Holt’s far-flung, high-flown acquaintanceships brought a remarkable parade of luminaries to campus. Speakers included journalist Edward R. Murrow ’49H; actors Mary Pickford ’52H, Greer Garson ’46H, and James Cagney ’55H; FBI director J. Edgar Hoover; civil rights leader Mary McLeod Bethune ’49H; U.S. Army Generals Omar Bradley and Jonathan Wainwright ’48H; and authors Carl Sandburg ’40H, Willa Cather, and Marjorie Kinnan Rawlings ’39H. Each paid his or her own traveling expenses and did not receive a speaking fee—again, remarkable proof of Holt’s powers of persuasion. Many received honorary degrees from the College.
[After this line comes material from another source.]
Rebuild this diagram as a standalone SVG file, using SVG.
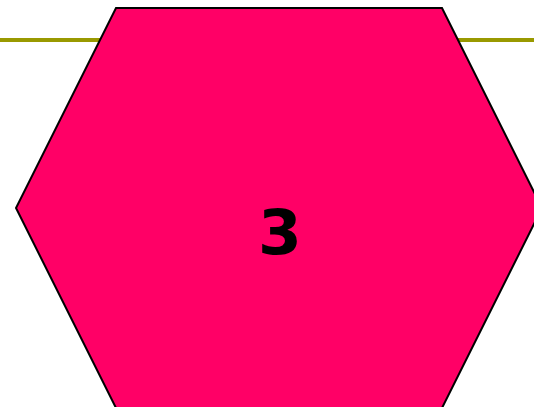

Not everyone, however, fell under President Holt’s spell. Robert Frost owed a debt of gratitude to Holt, who, in his days as editor of The Independent, was the first to publish Frost’s work. The famously crusty poet acknowledged the debt but nevertheless turned down Holt’s invitation to speak at the 1936 Animated Magazine, writing:

I can never be drawn into a show like your living magazine. My talents, such as they are, don’t lend themselves to crowded programs. It is the rarest thing for anyone to ask me to speak or read in chorus. People have learned that my modest kind of entertainment is better when it has the occasion all to itself.

The 1936 edition was hampered in far bigger ways than Frost’s peevish refusal: several days before the magazine was to be “published,” Holt’s wife died of pneumonia. Within 24 hours of her death, Grover’s wife was killed in an automobile accident. That tragic time marked the first—and only—year an issue of the Animated Magazine was canceled.